The other thing about Myst that I found truly amazing was its ability to captivate an entire room full of people. Most computer games, even now, are a strictly solitary experience. The last thing you want is a group of people looking over your shoulder, all offering suggestions and vying for the mouse.

Myst changed all that. The first time I played the game, I was hanging out over pizza with some friends, and my pal Josh loaded up his new game while we played a round of cards. Suddenly, the computer started playing that great opening sequence:

"I realized the moment I fell into the fissure that the book would not be destroyed as I had planned. It continued falling into that starry expanse, of which I had only a fleeting glimpse. I have tried to speculate where it might have landed, but I must admit that such conjecture is futile. Still, questions about whose hands might one day hold my Myst book are unsettling to me.

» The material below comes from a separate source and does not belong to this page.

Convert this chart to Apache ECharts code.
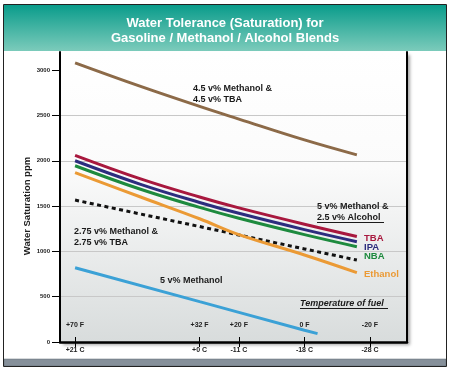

I know my apprehensions might never be allayed, and so I close, realizing that perhaps the ending has not yet been written... "

Within minutes, the card game was completely abandoned, and the five of us were all crowded around Josh's screen, chattering, gasping and throwing out ideas, as if we'd all been transported wholesale into the same surrealistic world.

Myst was released in 1993. It has since sold more than six and a half million copies, three times that of the previous best-seller, and which no other computer game has yet come close to matching.*


* - I spoke too soon, of course. Fellow noder quoi? informs me that, just recently, Sid Meier's instant classic The Sims has surpassed even Myst's sales records. Hrmph.